Chants of “water is life!” rang out amid raised fists, hand-written protest signs and the booming sounds of Tohono O’odham drums at the UA standing in solidarity with Standing Rock gathering on the UA Mall earlier today.
The event, organized by the Native American Research and Training Center and eight other campus Native American groups, was aimed at showing solidarity with protestors at Standing Rock, North Dakota, in their efforts to halt construction of the Dakota Access Pipeline.
If constructed, the pipeline would run underneath the Missouri River and would have the potential to contaminate water supplies for the Standing Rock Sioux Tribe. Over 200 Native American tribes are currently involved protesting the pipeline.
The UA solidarity event attracted over 200 people and a number of local Indigenous performers, including the Tohono O’odham Starpoint Drum Group.
Jacelle Ramon-Sauberan, a doctoral student in American Indian studies, president of the American Indian Studies Graduate Student Council and member of the Tohono O’odham Nation, was helping to collect names and signatures from people attending the gathering for their petition.
Ramon-Sauberan said they had a diverse turnout of natives and non-natives, students and faculty and employees of the UA and surrounding areas.
“It’s great to see all the different signs out here and to see how many people are coming out here to support this,” Ramon-Sauberan said. “You know even though we’re in Arizona, we’re still sending all our love and our support to our brothers and sisters.”
Felina Cordova, a public health doctoral candidate and the chair of the NARTC, said that they decided to hold the gathering to collect donations for Standing Rock and to show that UA students support the protests.
She said that the event is one of the first student solidarity gatherings for Standing Rock in the nation.

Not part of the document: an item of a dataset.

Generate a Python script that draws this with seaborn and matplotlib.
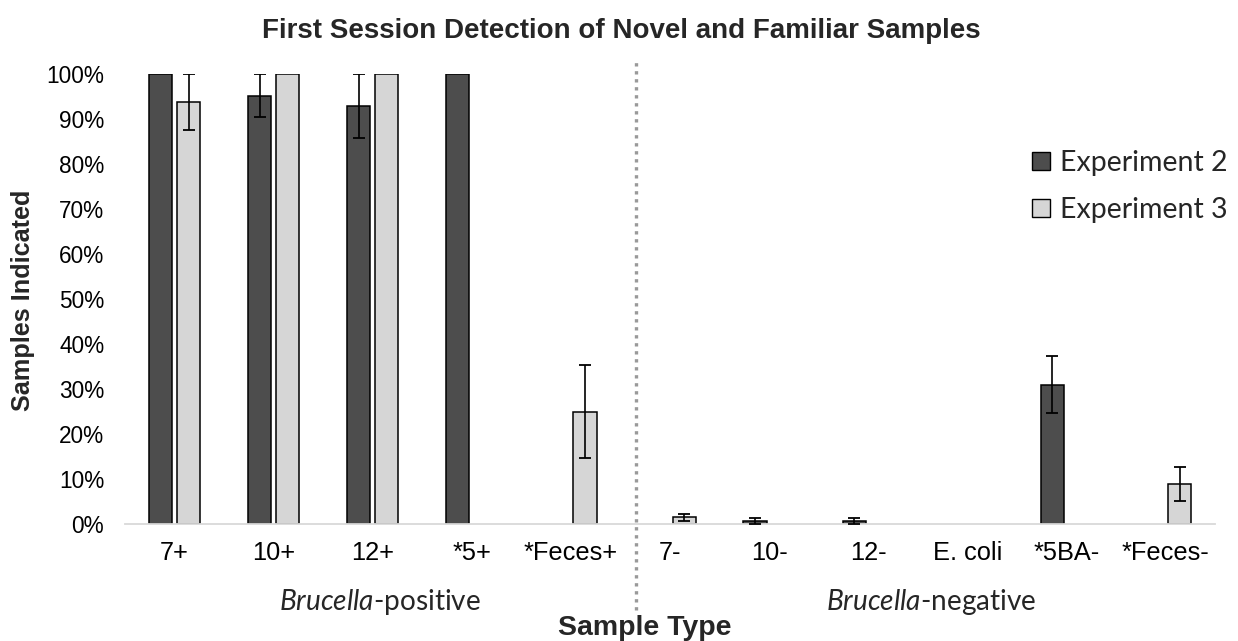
#!/usr/bin/env python3
"""First session detection of novel and familiar samples - grouped bar chart."""

import numpy as np
import pandas as pd
import matplotlib
matplotlib.use("Agg")
import matplotlib.pyplot as plt
from matplotlib.patches import Patch
from matplotlib.ticker import PercentFormatter
import seaborn as sns

# =============================================================================
# DATA (percent of samples indicated)
# =============================================================================

CATEGORIES = ["7+", "10+", "12+", "*5+", "*Feces+",
              "7-", "10-", "12-", "E. coli", "*5BA-", "*Feces-"]
SERIES = ["Experiment 2", "Experiment 3"]

EXP2_VALUES = [100.0, 95.2, 92.9, 100.0, np.nan,
               np.nan, 0.7, 0.7, np.nan, 31.0, np.nan]
EXP2_ERRORS = [0.0, 4.8, 7.1, 0.0, np.nan,
               np.nan, 0.7, 0.7, np.nan, 6.3, np.nan]

EXP3_VALUES = [93.75, 100.0, 100.0, np.nan, 25.0,
               1.5, np.nan, np.nan, np.nan, np.nan, 8.9]
EXP3_ERRORS = [6.25, 0.0, 0.0, np.nan, 10.4,
               0.8, np.nan, np.nan, np.nan, np.nan, 3.7]

Y_TICKS = [0, 10, 20, 30, 40, 50, 60, 70, 80, 90, 100]

# =============================================================================
# STYLE
# =============================================================================

DARK = "#4d4d4d"
LIGHT = "#d6d6d6"
ARIAL = ["Liberation Sans", "DejaVu Sans"]
CALIBRI = ["Lato", "DejaVu Sans"]

sns.set_style("white")
plt.rcParams["font.family"] = ARIAL
plt.rcParams["mathtext.fontset"] = "custom"
plt.rcParams["mathtext.rm"] = "Lato"
plt.rcParams["mathtext.it"] = "Lato:italic"

# =============================================================================
# PLOT
# =============================================================================

rows = []
for name, values in zip(SERIES, [EXP2_VALUES, EXP3_VALUES]):
    for cat, val in zip(CATEGORIES, values):
        if not np.isnan(val):
            rows.append({"Sample": cat, "Experiment": name, "Value": val})
df = pd.DataFrame(rows)

errors = {SERIES[0]: dict(zip(CATEGORIES, EXP2_ERRORS)),
          SERIES[1]: dict(zip(CATEGORIES, EXP3_ERRORS))}

fig = plt.figure(figsize=(12.38, 6.41), dpi=100)
ax = fig.add_axes([0.101, 0.1825, 0.8804, 0.7021])

sns.barplot(
    data=df, x="Sample", y="Value", hue="Experiment",
    order=CATEGORIES, hue_order=SERIES,
    palette={SERIES[0]: DARK, SERIES[1]: LIGHT},
    width=0.568, gap=0.18, errorbar=None,
    edgecolor="black", linewidth=1.1, legend=False, ax=ax,
)

# custom error bars on top of the seaborn bars
for series, container in zip(SERIES, ax.containers):
    for patch in container.patches:
        xc = patch.get_x() + patch.get_width() / 2
        cat = CATEGORIES[int(round(xc))]
        err = errors[series][cat]
        if np.isnan(err) or err == 0:
            continue
        ax.errorbar(xc, patch.get_height(), yerr=err, fmt="none",
                    ecolor="black", elinewidth=1.2, capsize=4.6,
                    capthick=1.3, zorder=5)

ax.set_xlim(-0.5, len(CATEGORIES) - 0.5)
ax.set_ylim(0, 100)
ax.set_yticks(Y_TICKS)
ax.yaxis.set_major_formatter(PercentFormatter(100, decimals=0))
ax.set_xlabel("")
ax.set_ylabel("")
ax.tick_params(axis="y", length=0, pad=15, labelsize=16.3, labelcolor="black")
ax.tick_params(axis="x", length=0, pad=12, labelsize=18.3, labelcolor="black")

for side in ["left", "right", "top"]:
    ax.spines[side].set_visible(False)
ax.spines["bottom"].set_color("#d9d9d9")
ax.spines["bottom"].set_linewidth(1.3)

# divider between positive and negative sample groups
ax.axvline(4.66, ymin=-0.19, ymax=1.03, color="#999999", linewidth=2.4,
           linestyle=(0, (1, 1.4)), clip_on=False, zorder=0)

fig.text(0.502, 0.952, "First Session Detection of Novel and Familiar Samples",
         ha="center", va="center", fontsize=20, fontweight="bold")
fig.text(0.0186, 0.532, "Samples Indicated", rotation=90, ha="center",
         va="center", fontsize=18.2, fontweight="bold")
fig.text(0.521, 0.021, "Sample Type", ha="center", va="center",
         fontsize=20.5, fontweight="bold")
fig.text(0.307, 0.061, r"$Brucella$-positive", ha="center", va="center",
         fontsize=20.2, family=CALIBRI)
fig.text(0.752, 0.061, r"$Brucella$-negative", ha="center", va="center",
         fontsize=20.2, family=CALIBRI)

handles = [Patch(facecolor=DARK, edgecolor="black", linewidth=1.0),
           Patch(facecolor=LIGHT, edgecolor="black", linewidth=1.0)]
ax.legend(handles, SERIES, loc="upper left",
          bbox_to_anchor=(0.834, 0.766), bbox_transform=fig.transFigure,
          frameon=False, borderpad=0, borderaxespad=0,
          handlelength=0.63, handleheight=0.63, handletextpad=0.32,
          labelspacing=0.74, prop={"family": CALIBRI, "size": 20.5})

fig.savefig("out.png", dpi=100)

“We wanted to show that, even though we’re in Arizona, not only just the Native American students here care about what’s going on up there, but also that students in general care about protecting the land and the water rights,” Cordova said. “It not only will affect just that tribe up there but tribes across the country.”
Jordan Jimmie, a hydrology and atmospheric sciences senior, member of the Navajo Nation and one of the event organizers, said he is showing solidarity not only because he is a tribe member, but because his field of study has given him an understanding of the potential ramifications of the pipeline.
“Since the tribal lands fall on a major watershed, it’s just too great a risk,” Jimmie said. “I just figured we have to stand in support.”
If you missed the gathering but still want to show your support and get involved, Jimmie says that there will be donation points for Standing Rock set up at the Native American Student Affairs Office and the NARTC.
When asked how UA students can get involved, Jimmie said that informing yourself about what is going on at Standing Rock is important.
“Really put yourself in the situation of the natives,” Jimmie said. “Would you want this pipeline built in your backyard?”
Kimberly Ortega, a UA student studying communication and American Indian studies and a member of the Tohono O’Odham nation, said that she attended the event because water is important to everyone.
“The tribes in Arizona know what it’s like to lose your water rights, to lose rivers due to the oncoming of American society,” Ortega said. “Water is sacred, water is what everyone needs, not just us.”